Television remains an effective, even if an expensive, way to reach voters, especially older voters who tend to turn out in disproportionate numbers in non-presidential years. And live sporting events, which most fans still watch on television, remain particularly enticing to advertisers, since people are less apt to record them and fast-forward through the ads. (Note that cable TV advertising is a different beast: It can be significantly cheaper and more narrowly targeted, but that’s because it reaches fewer people.)
Ad rates, of course, are anything but uniform around the nation; they’re much more expensive in markets with more eyeballs, with New York City, the largest market in the nation, being the priciest.
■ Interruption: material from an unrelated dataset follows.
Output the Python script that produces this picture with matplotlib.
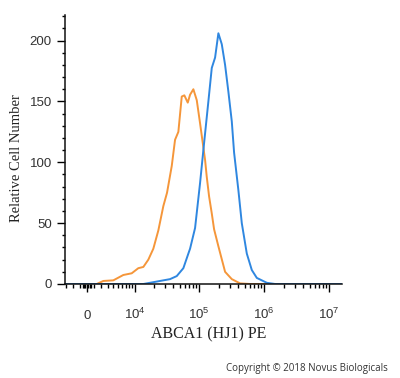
import numpy as np
import matplotlib
matplotlib.use("Agg")
import matplotlib.pyplot as plt

# ---- data (fluorescence intensity vs relative cell number) ----
orange_x = [-3200, 1321, 2300, 4043, 6299, 8796, 11295, 13595, 16320, 19560, 23410,
            28000, 31950, 37800, 42500, 47800, 53900, 59100, 66700, 72400, 81400,
            91800, 103200, 123200, 130800, 142000, 156200, 169500, 197400, 250300,
            317400, 425700, 606800, 15.7e6]
orange_y = [0, 0, 2.5, 3, 7.4, 8.8, 13, 14, 20, 29, 44,
            64, 75, 97, 118.5, 125, 154, 155, 149, 155.5, 160,
            151, 132, 102, 88, 72, 58, 45, 31, 10,
            4, 0.5, 0, 0]

blue_x = [-3200, 13595, 17360, 24900, 35550, 45130, 57080, 68160, 72400, 86450,
          103200, 116000, 138500, 156200, 175600, 197400, 222600, 250300, 281200,
          317400, 344200, 400900, 452100, 539900, 644300, 769500, 1096000, 1471000, 15.7e6]
blue_y = [0, 0, 1, 2.5, 4, 6.5, 13, 25, 29, 46,
          83, 110, 150, 177.5, 186, 206, 197, 180, 158,
          133.5, 108, 77, 50, 25, 11.5, 5, 1, 0, 0]

x_major = [0, 1e4, 1e5, 1e6, 1e7]
x_labels = ["0", r"$\mathregular{10^4}$", r"$\mathregular{10^5}$",
            r"$\mathregular{10^6}$", r"$\mathregular{10^7}$"]
y_major = [0, 50, 100, 150, 200]

C = 3770.0
def fwd(x):
    return np.arcsinh(np.asarray(x, dtype=float) / C) / np.log(10)
def inv(p):
    return C * np.sinh(np.asarray(p, dtype=float) * np.log(10))

fig = plt.figure(figsize=(4.0, 3.78), dpi=100)
ax = fig.add_axes([65/400, 1-284/378, 277/400, 269/378])

ax.set_xscale('function', functions=(fwd, inv))
ax.plot(orange_x, orange_y, color='#F5963A', lw=1.4)
ax.plot(blue_x, blue_y, color='#2F87E0', lw=1.4)

ax.set_xlim(-3240, 1.57e7)
ax.set_ylim(0, 221)

for s in ['top', 'right']:
    ax.spines[s].set_visible(False)
for s in ['left', 'bottom']:
    ax.spines[s].set_linewidth(1.1)
    ax.spines[s].set_color('#111111')

# x ticks
minor = [-3000, -2000, -1000, -600, -400, -200, 200, 400, 600]
for d in [1e3, 1e4, 1e5, 1e6]:
    minor += [k * d for k in range(2, 10)] if d > 1e3 else [k * d for k in range(1, 10)]
ax.set_xticks(x_major, x_labels, va='baseline', family='Liberation Sans',
              fontsize=9.5, color='#333333')
ax.set_xticks(minor, minor=True)
ax.tick_params(axis='x', which='major', length=6, width=1, pad=19, direction='out')
ax.tick_params(axis='x', which='minor', length=3, width=1, direction='out')

# y ticks
ax.set_yticks(y_major)
ax.set_yticks(np.arange(0, 221, 10), minor=True)
ax.tick_params(axis='y', which='major', length=5.5, width=1, pad=4)
ax.tick_params(axis='y', which='minor', length=2.5, width=1)
for lab in ax.get_yticklabels():
    lab.set_family('Liberation Sans')
    lab.set_fontsize(9.5)
    lab.set_color('#333333')

ax.set_xlabel('ABCA1 (HJ1) PE', family='Liberation Serif', fontsize=11.5, color='#222222')
ax.xaxis.set_label_coords((209-65)/277, (284-326)/269)
ax.xaxis.label.set_va('top')
ax.set_ylabel('Relative Cell Number', family='Liberation Serif', fontsize=10.5, color='#222222')
ax.yaxis.set_label_coords((23-65)/277, (284-158)/269)

fig.text(388/400, 1-368/378, 'Copyright \u00a9 2018 Novus Biologicals', ha='right', va='center',
         family='Open Sans', fontsize=7, color='#333333')

fig.savefig('out.png', dpi=100)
A campaign in an expensive market will necessarily make a lot of different strategic decisions than one in a cheap market.
Pop open the spreadsheet for a few examples concerning potentially competitive House districts next year. Indiana’s 2nd Congressional District is a prime example of a district where it’s really efficient to advertise on broadcast TV. If you look at the CD-to-DMA tab, you’ll see that 83 percent of IN-02 is in the South Bend media market. (There are also small bits of it in the Chicago, Fort Wayne, and Indianapolis markets, but those segments aren’t large enough that you’d want to advertise there—more on that in a moment.)
Conversely, if you look at the DMA-to-CD tab, you’ll see that 67 percent of the South Bend market (which is just the 96th-largest in the country), is in IN-02, with the rest in IN-03 and MI-06. That means you don’t have much of a “wasted eyeball” problem. In other words, you aren’t spending a lot of money to show your ads to people who live in a different district or a different state and wouldn’t get to vote for you even if they were interested. This is also why, incidentally, you wouldn’t want to advertise in Chicago to reach voters in IN-02: Only 7 percent of the district’s population is covered by Chicago TV, and it's also the third-largest market in the nation (and thus one of the most costly).
By contrast, take a look at New Jersey’s 3rd District, which stretches from the Philadelphia suburbs to the Jersey Shore. But while it’s close to Philly, it’s also close to New York City. In fact, NJ-03 is divided pretty evenly: 43 percent of its population is in the New York City media market and 57 percent is in Philadelphia, two of the most expensive markets in the country, again because of how many people they each contain. If you only advertise in one of the two, you’ll fail to reach around half of your district’s voters.
But no matter what you choose, you’re also going to be spending a lot of money to reach a lot of people who definitely can’t vote for you. The New York market is so enormous that it covers all or part of no fewer than 34 different congressional districts, and only 1.5 percent of that market lives in NJ-03. That means a candidate there who advertises in New York will be blowing cash on ads that’ll be seen as far away as Long Island or Connecticut. A similar phenomenon is likewise true with Philadelphia, as only 5 percent of residents in that market are in NJ-03.
That’s why this is one of the most expensive House districts to run in, and it’s no accident that the current incumbent, Republican Rep. Tom MacArthur, is a wealthy self-funder who’s worth at least $30 million. The alternative for a challenger who isn’t a multi-millionaire is to focus on cheaper forms of voter communication, such as mail, digital advertising, and cable TV.